WHAT THE EXERCISE ASKS
Copy out the data exactly, leaving the pictures behind.

MATERIAL PROVIDED
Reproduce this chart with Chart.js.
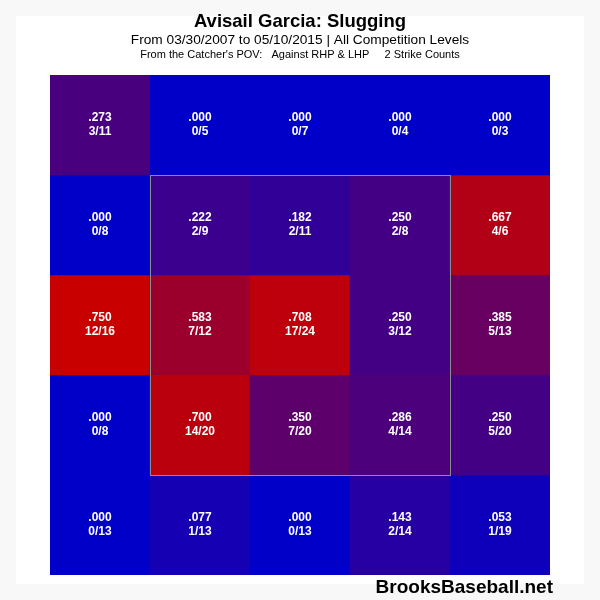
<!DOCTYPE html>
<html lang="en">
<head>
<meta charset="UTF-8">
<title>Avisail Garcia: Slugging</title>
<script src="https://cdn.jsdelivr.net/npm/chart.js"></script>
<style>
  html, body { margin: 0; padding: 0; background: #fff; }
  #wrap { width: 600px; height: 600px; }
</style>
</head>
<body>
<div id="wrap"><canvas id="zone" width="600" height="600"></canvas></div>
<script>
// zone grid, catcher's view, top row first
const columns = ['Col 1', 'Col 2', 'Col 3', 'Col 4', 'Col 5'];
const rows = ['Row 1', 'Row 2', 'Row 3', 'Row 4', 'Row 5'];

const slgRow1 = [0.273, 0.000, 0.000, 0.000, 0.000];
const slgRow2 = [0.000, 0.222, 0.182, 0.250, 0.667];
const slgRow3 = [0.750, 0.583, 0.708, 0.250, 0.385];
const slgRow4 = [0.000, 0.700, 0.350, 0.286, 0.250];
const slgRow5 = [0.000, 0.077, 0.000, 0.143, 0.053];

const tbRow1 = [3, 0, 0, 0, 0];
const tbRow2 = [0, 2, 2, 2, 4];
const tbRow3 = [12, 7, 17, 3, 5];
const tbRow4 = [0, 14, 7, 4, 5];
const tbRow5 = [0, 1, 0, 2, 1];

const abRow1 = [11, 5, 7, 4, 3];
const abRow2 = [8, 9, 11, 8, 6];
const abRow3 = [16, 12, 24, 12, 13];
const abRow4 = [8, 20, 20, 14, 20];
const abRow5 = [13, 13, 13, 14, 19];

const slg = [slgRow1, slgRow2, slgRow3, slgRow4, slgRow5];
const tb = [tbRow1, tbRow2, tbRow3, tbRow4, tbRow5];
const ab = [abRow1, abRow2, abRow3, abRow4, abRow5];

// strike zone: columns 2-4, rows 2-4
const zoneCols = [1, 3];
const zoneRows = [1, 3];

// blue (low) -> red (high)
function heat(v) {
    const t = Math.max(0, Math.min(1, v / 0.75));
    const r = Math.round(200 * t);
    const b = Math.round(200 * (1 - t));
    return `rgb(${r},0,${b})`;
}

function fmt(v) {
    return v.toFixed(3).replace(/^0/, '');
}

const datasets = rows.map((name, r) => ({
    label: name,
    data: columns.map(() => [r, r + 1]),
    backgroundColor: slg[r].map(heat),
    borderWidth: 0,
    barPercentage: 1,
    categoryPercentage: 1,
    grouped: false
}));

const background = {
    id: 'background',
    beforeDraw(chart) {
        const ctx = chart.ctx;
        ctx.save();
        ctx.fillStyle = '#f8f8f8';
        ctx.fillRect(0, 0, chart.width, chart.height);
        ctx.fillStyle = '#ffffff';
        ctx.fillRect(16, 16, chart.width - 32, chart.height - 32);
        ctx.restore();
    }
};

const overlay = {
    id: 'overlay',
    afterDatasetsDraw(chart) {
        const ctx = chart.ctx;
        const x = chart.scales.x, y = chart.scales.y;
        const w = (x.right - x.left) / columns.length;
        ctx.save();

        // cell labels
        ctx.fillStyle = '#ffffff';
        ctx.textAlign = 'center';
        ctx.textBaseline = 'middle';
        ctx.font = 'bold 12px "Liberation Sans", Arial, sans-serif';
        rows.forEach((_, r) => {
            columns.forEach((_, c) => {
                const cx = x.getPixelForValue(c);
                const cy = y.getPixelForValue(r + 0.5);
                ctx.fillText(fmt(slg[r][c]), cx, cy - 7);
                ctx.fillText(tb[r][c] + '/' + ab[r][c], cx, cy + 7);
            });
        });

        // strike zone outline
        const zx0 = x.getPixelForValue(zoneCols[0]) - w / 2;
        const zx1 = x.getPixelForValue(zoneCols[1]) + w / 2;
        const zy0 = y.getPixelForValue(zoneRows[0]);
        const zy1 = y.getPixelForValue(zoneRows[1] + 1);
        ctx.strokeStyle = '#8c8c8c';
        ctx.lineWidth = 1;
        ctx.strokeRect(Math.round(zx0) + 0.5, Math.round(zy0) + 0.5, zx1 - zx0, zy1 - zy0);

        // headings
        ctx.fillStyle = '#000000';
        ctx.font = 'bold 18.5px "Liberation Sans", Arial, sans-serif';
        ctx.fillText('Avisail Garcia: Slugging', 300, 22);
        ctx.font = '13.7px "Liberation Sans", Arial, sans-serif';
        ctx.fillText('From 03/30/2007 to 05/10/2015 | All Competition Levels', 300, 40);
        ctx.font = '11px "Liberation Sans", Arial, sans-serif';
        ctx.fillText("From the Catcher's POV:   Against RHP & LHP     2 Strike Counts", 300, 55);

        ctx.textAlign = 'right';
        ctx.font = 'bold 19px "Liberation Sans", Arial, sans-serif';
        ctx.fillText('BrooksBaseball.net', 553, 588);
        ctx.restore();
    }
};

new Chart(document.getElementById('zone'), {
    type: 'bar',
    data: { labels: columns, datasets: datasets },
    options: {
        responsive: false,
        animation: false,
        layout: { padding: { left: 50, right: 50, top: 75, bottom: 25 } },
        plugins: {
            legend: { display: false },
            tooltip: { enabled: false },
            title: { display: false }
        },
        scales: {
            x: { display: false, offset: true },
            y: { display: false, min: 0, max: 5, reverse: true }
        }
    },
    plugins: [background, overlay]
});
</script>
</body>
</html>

SOLUTION TO THE PROBLEM
Reproduce this chart with Chart.js.
<!DOCTYPE html>
<html lang="en">
<head>
<meta charset="UTF-8">
<title>Avisail Garcia: Slugging</title>
<script src="https://cdn.jsdelivr.net/npm/chart.js"></script>
<style>
  html, body { margin: 0; padding: 0; background: #fff; }
  #wrap { width: 600px; height: 600px; }
</style>
</head>
<body>
<div id="wrap"><canvas id="zone" width="600" height="600"></canvas></div>
<script>
// zone grid, catcher's view, top row first
const columns = ['Col 1', 'Col 2', 'Col 3', 'Col 4', 'Col 5'];
const rows = ['Row 1', 'Row 2', 'Row 3', 'Row 4', 'Row 5'];

const slgRow1 = [0.273, 0.000, 0.000, 0.000, 0.000];
const slgRow2 = [0.000, 0.222, 0.182, 0.250, 0.667];
const slgRow3 = [0.750, 0.583, 0.708, 0.250, 0.385];
const slgRow4 = [0.000, 0.700, 0.350, 0.286, 0.250];
const slgRow5 = [0.000, 0.077, 0.000, 0.143, 0.053];

const tbRow1 = [3, 0, 0, 0, 0];
const tbRow2 = [0, 2, 2, 2, 4];
const tbRow3 = [12, 7, 17, 3, 5];
const tbRow4 = [0, 14, 7, 4, 5];
const tbRow5 = [0, 1, 0, 2, 1];

const abRow1 = [11, 5, 7, 4, 3];
const abRow2 = [8, 9, 11, 8, 6];
const abRow3 = [16, 12, 24, 12, 13];
const abRow4 = [8, 20, 20, 14, 20];
const abRow5 = [13, 13, 13, 14, 19];

const slg = [slgRow1, slgRow2, slgRow3, slgRow4, slgRow5];
const tb = [tbRow1, tbRow2, tbRow3, tbRow4, tbRow5];
const ab = [abRow1, abRow2, abRow3, abRow4, abRow5];

// strike zone: columns 2-4, rows 2-4
const zoneCols = [1, 3];
const zoneRows = [1, 3];

// blue (low) -> red (high)
function heat(v) {
    const t = Math.max(0, Math.min(1, v / 0.75));
    const r = Math.round(200 * t);
    const b = Math.round(200 * (1 - t));
    return `rgb(${r},0,${b})`;
}

function fmt(v) {
    return v.toFixed(3).replace(/^0/, '');
}

const datasets = rows.map((name, r) => ({
    label: name,
    data: columns.map(() => [r, r + 1]),
    backgroundColor: slg[r].map(heat),
    borderWidth: 0,
    barPercentage: 1,
    categoryPercentage: 1,
    grouped: false
}));

const background = {
    id: 'background',
    beforeDraw(chart) {
        const ctx = chart.ctx;
        ctx.save();
        ctx.fillStyle = '#f8f8f8';
        ctx.fillRect(0, 0, chart.width, chart.height);
        ctx.fillStyle = '#ffffff';
        ctx.fillRect(16, 16, chart.width - 32, chart.height - 32);
        ctx.restore();
    }
};

const overlay = {
    id: 'overlay',
    afterDatasetsDraw(chart) {
        const ctx = chart.ctx;
        const x = chart.scales.x, y = chart.scales.y;
        const w = (x.right - x.left) / columns.length;
        ctx.save();

        // cell labels
        ctx.fillStyle = '#ffffff';
        ctx.textAlign = 'center';
        ctx.textBaseline = 'middle';
        ctx.font = 'bold 12px "Liberation Sans", Arial, sans-serif';
        rows.forEach((_, r) => {
            columns.forEach((_, c) => {
                const cx = x.getPixelForValue(c);
                const cy = y.getPixelForValue(r + 0.5);
                ctx.fillText(fmt(slg[r][c]), cx, cy - 7);
                ctx.fillText(tb[r][c] + '/' + ab[r][c], cx, cy + 7);
            });
        });

        // strike zone outline
        const zx0 = x.getPixelForValue(zoneCols[0]) - w / 2;
        const zx1 = x.getPixelForValue(zoneCols[1]) + w / 2;
        const zy0 = y.getPixelForValue(zoneRows[0]);
        const zy1 = y.getPixelForValue(zoneRows[1] + 1);
        ctx.strokeStyle = '#8c8c8c';
        ctx.lineWidth = 1;
        ctx.strokeRect(Math.round(zx0) + 0.5, Math.round(zy0) + 0.5, zx1 - zx0, zy1 - zy0);

        // headings
        ctx.fillStyle = '#000000';
        ctx.font = 'bold 18.5px "Liberation Sans", Arial, sans-serif';
        ctx.fillText('Avisail Garcia: Slugging', 300, 22);
        ctx.font = '13.7px "Liberation Sans", Arial, sans-serif';
        ctx.fillText('From 03/30/2007 to 05/10/2015 | All Competition Levels', 300, 40);
        ctx.font = '11px "Liberation Sans", Arial, sans-serif';
        ctx.fillText("From the Catcher's POV:   Against RHP & LHP     2 Strike Counts", 300, 55);

        ctx.textAlign = 'right';
        ctx.font = 'bold 19px "Liberation Sans", Arial, sans-serif';
        ctx.fillText('BrooksBaseball.net', 553, 588);
        ctx.restore();
    }
};

new Chart(document.getElementById('zone'), {
    type: 'bar',
    data: { labels: columns, datasets: datasets },
    options: {
        responsive: false,
        animation: false,
        layout: { padding: { left: 50, right: 50, top: 75, bottom: 25 } },
        plugins: {
            legend: { display: false },
            tooltip: { enabled: false },
            title: { display: false }
        },
        scales: {
            x: { display: false, offset: true },
            y: { display: false, min: 0, max: 5, reverse: true }
        }
    },
    plugins: [background, overlay]
});
</script>
</body>
</html>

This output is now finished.